The yeast Saccharomyces cerevisiae was metabolically modified for enhanced biofuel precursor production by knocking out genes encoding mitochondrial isocitrate dehydrogenase and over-expression of a heterologous ATP-citrate lyase. A comparative iTRAQ-coupled 2D LC-MS/MS analysis was performed to obtain a global overview of ubiquitous protein expression changes in S. cerevisiae engineered strains. More than 300 proteins were identified. Among these proteins, 37 were found differentially expressed in engineered strains and they were classified into specific categories based on their enzyme functions.
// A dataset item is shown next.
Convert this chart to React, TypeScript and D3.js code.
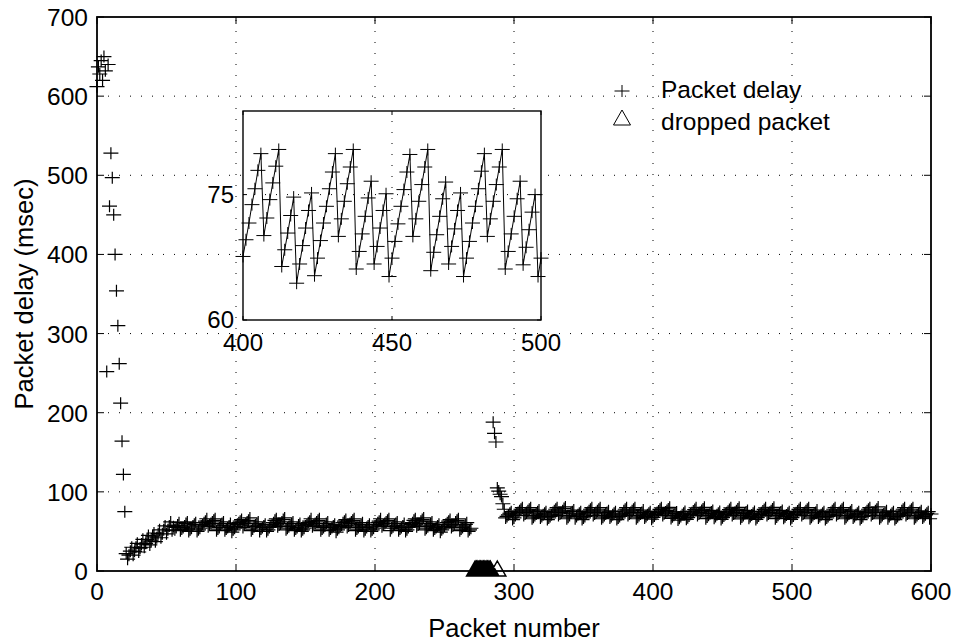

Most of the proteins involved in glycolytic and pyruvate branch-point pathways were found to be up-regulated and the proteins involved in respiration and glyoxylate pathway were however found to be down-regulated in engineered strains. Moreover, the metabolic modification of S. cerevisiae cells resulted in a number of up-regulated proteins involved in stress response and differentially expressed proteins involved in amino acid metabolism and protein biosynthesis pathways. These LC-MS/MS based proteomics analysis results not only offered extensive information in identifying potential protein-protein interactions, signal pathways and ubiquitous cellular changes elicited by the engineered pathways, but also provided a meaningful biological information platform serving further modification of yeast cells for enhanced biofuel production.
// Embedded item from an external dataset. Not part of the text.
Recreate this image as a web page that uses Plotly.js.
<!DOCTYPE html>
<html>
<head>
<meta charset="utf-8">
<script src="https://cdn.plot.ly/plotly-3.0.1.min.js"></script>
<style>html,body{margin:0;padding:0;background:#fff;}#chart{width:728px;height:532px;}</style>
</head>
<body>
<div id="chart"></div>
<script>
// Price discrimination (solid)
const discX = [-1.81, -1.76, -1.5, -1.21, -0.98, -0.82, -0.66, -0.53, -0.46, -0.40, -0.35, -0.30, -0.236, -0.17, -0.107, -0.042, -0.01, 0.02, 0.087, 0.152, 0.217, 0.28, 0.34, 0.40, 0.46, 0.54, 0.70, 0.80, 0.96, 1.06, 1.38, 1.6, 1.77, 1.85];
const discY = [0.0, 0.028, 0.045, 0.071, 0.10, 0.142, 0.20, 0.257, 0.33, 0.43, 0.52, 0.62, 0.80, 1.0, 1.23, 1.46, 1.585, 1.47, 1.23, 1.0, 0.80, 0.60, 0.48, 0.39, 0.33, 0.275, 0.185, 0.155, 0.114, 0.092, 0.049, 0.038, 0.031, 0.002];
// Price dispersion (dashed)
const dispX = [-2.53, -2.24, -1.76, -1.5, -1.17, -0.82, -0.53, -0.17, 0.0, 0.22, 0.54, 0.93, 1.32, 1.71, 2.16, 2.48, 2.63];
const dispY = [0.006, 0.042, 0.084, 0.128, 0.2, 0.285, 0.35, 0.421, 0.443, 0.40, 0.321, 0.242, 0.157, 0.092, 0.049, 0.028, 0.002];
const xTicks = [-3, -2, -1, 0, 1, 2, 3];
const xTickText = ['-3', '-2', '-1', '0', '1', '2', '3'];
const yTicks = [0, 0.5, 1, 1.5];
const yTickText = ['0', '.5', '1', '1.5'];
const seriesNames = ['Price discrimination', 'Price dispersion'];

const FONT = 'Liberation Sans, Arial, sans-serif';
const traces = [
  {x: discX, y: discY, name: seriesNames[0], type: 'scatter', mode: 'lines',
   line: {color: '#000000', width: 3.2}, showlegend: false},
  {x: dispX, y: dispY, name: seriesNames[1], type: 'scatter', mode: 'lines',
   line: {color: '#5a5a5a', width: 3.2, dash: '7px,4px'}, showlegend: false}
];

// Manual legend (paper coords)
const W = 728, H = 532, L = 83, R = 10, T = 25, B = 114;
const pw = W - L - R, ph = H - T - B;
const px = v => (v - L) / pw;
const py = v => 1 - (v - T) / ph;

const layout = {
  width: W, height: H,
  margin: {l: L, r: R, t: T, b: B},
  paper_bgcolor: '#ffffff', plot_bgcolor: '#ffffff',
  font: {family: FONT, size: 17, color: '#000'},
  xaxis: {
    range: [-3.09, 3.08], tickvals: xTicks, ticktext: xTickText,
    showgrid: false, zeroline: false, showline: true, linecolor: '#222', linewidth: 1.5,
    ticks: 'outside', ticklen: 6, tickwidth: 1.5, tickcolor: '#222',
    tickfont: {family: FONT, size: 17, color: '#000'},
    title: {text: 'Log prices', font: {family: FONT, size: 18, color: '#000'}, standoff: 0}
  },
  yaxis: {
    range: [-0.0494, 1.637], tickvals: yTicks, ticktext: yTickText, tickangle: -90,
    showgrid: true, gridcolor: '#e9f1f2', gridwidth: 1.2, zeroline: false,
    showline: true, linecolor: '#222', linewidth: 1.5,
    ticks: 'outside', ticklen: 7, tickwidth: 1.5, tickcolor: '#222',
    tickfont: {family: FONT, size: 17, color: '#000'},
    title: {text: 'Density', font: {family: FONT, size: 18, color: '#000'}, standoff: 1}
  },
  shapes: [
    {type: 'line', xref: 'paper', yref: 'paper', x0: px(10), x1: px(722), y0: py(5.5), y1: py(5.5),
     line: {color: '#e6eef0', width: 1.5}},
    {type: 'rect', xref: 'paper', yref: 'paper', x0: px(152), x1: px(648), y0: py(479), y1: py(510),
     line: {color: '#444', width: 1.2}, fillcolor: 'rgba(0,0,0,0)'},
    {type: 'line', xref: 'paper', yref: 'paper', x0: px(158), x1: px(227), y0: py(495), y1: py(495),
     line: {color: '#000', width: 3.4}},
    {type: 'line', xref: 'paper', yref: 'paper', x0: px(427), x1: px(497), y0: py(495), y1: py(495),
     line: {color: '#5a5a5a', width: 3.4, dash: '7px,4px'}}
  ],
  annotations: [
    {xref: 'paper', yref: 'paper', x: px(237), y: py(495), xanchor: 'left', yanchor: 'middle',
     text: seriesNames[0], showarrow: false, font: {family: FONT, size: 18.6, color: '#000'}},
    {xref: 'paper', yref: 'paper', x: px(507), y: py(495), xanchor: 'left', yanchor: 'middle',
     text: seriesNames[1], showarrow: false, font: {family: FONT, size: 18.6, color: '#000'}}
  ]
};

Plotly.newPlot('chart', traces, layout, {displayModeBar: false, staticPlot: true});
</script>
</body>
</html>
Figure 1. Real-time RT-PCR analysis of mRNA levels of selected differentially expressed proteins among wt-pvtu, ∆idh1/2-pvtu and ∆idh1/2-acl strains.
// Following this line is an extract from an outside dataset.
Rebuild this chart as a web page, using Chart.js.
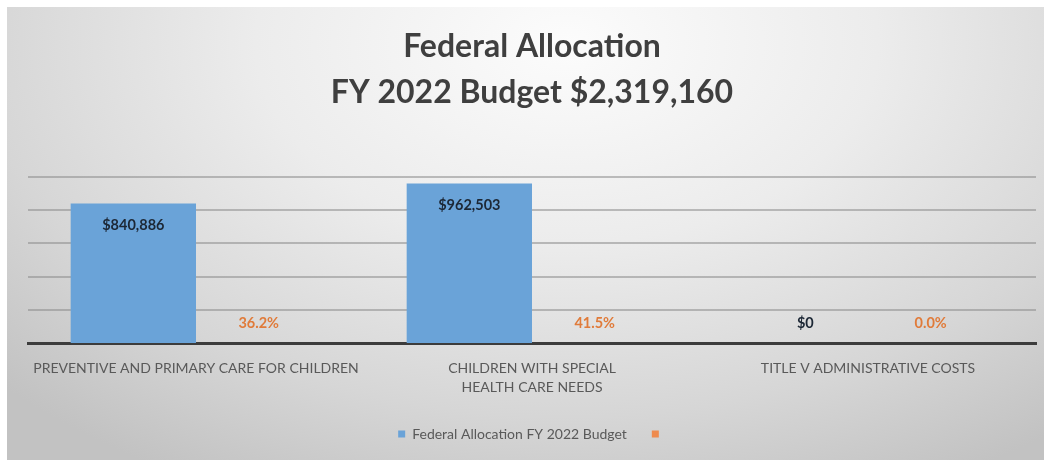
<!DOCTYPE html>
<html>
<head>
<meta charset="utf-8">
<script src="https://cdn.jsdelivr.net/npm/chart.js@4"></script>
<style>
  html, body { margin: 0; padding: 0; background: #fff; }
  #panel {
    position: absolute;
    left: 7px; top: 7px;
    width: 1037px; height: 453px;
    background: radial-gradient(ellipse 75% 110% at 54% 8%, #fcfcfc 0%, #ececec 40%, #d6d6d6 75%, #c2c2c2 100%);
  }
</style>
</head>
<body>
<div id="panel"><canvas id="budgetChart"></canvas></div>
<script>
const categories = [
  'PREVENTIVE AND PRIMARY CARE FOR CHILDREN',
  ['CHILDREN WITH SPECIAL', 'HEALTH CARE NEEDS'],
  'TITLE V ADMINISTRATIVE COSTS'
]
const budget = [840886, 962503, 0]
const share = [0.362, 0.415, 0.0]
const yTicks = [0, 200000, 400000, 600000, 800000, 1000000]

const FONT = 'Lato, "Open Sans", sans-serif'

// value labels on the bars
const barLabels = {
  id: 'barLabels',
  afterDraw(chart) {
    const c = chart.ctx
    c.save()
    c.font = 'bold 14.5px ' + FONT
    c.textAlign = 'center'
    c.textBaseline = 'middle'

    chart.getDatasetMeta(0).data.forEach((bar, i) => {
      const v = budget[i]
      c.fillStyle = '#1c2735'
      const y = v > 0 ? bar.y + 22 : bar.base - 20
      c.fillText('$' + v.toLocaleString('en-US'), bar.x, y)
    })

    chart.getDatasetMeta(1).data.forEach((bar, i) => {
      c.fillStyle = '#e07b3a'
      c.fillText((share[i] * 100).toFixed(1) + '%', bar.x, bar.base - 20)
    })
    c.restore()
  }
}

new Chart(document.getElementById('budgetChart'), {
  type: 'bar',
  data: {
    labels: categories,
    datasets: [{
      label: 'Federal Allocation FY 2022 Budget',
      data: budget,
      backgroundColor: '#6aa3d8'
    }, {
      label: '',
      data: share,
      backgroundColor: '#ee8b4f',
      inflateAmount: 0
    }]
  },
  options: {
    responsive: true,
    maintainAspectRatio: false,
    animation: false,
    layout: { padding: { left: 21, right: 8, top: 0, bottom: 9 } },
    datasets: {
      bar: { categoryPercentage: 0.746, barPercentage: 1 }
    },
    plugins: {
      title: {
        display: true,
        text: ['Federal Allocation', 'FY 2022 Budget $2,319,160'],
        color: '#3f3f3f',
        font: { family: FONT, size: 32, weight: 'bold', lineHeight: 1.44 },
        padding: { top: 17, bottom: 61 }
      },
      legend: {
        position: 'bottom',
        labels: {
          boxWidth: 7,
          boxHeight: 7,
          padding: 25,
          color: '#595959',
          font: { family: FONT, size: 14 }
        }
      },
      tooltip: { enabled: false }
    },
    scales: {
      x: {
        z: 1,
        grid: { display: false, drawTicks: false },
        border: { display: true, color: '#3c3c3c', width: 3 },
        ticks: {
          color: '#595959',
          padding: 16,
          maxRotation: 0,
          autoSkip: false,
          font: { family: FONT, size: 14, lineHeight: 1.35 }
        },
        afterFit(scale) { scale.height = 59 }
      },
      y: {
        min: 0,
        max: 1000000,
        afterBuildTicks(scale) { scale.ticks = yTicks.map(v => ({ value: v })) },
        ticks: { display: false },
        border: { display: false },
        grid: {
          drawTicks: false,
          color: 'rgba(140,140,140,0.55)',
          lineWidth: ctx => ctx.tick && ctx.tick.value === 0 ? 0 : 2
        }
      }
    }
  },
  plugins: [barLabels]
})
</script>
</body>
</html>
Three independent experiments were carried out. The mRNA levels in wt-pvtu strain were taken as controls (100%) and mRNA levels in ∆idh1/2-pvtu and ∆idh1/2-acl strains were being ratio to that in the wt-pvtu strain.

Figure 2. Differential production levels of intracellular amino acids among wt-pvtu, ∆idh1/2-pvtu and ∆idh1/2-acl strains.

Three independent experiments were carried out. The amino acid levels in wt-pvtu strain were taken as controls and the amino acid levels in ∆idh1/2-pvtu and ∆idh1/2-acl strains were calculated accordingly.

Figure 3. Differential production levels of intracellular metabolites among wt-pvtu, ∆idh1/2-pvtu and ∆idh1/2-acl strains.

Three independent experiments were carried out. The metabolites production levels in wt-pvtu strain were taken as controls and the metabolites production levels in ∆idh1/2-pvtu and ∆idh1/2-acl strains were calculated accordingly.

Figure 4. Schematic diagram of metabolic pathway changes in S.

cerevisiae engineered strains. The engineered pathway in yeast with enhanced fatty acid synthesis was indicated by red dashed box. Both of the up-regulated and down regulated metabolic pathways in ∆idh1/2-acl strain were indicated by the different colored arrows. The proteins involved in other pathways that haven’t been detected from LC-MS/MS analysis were not shown in this diagram.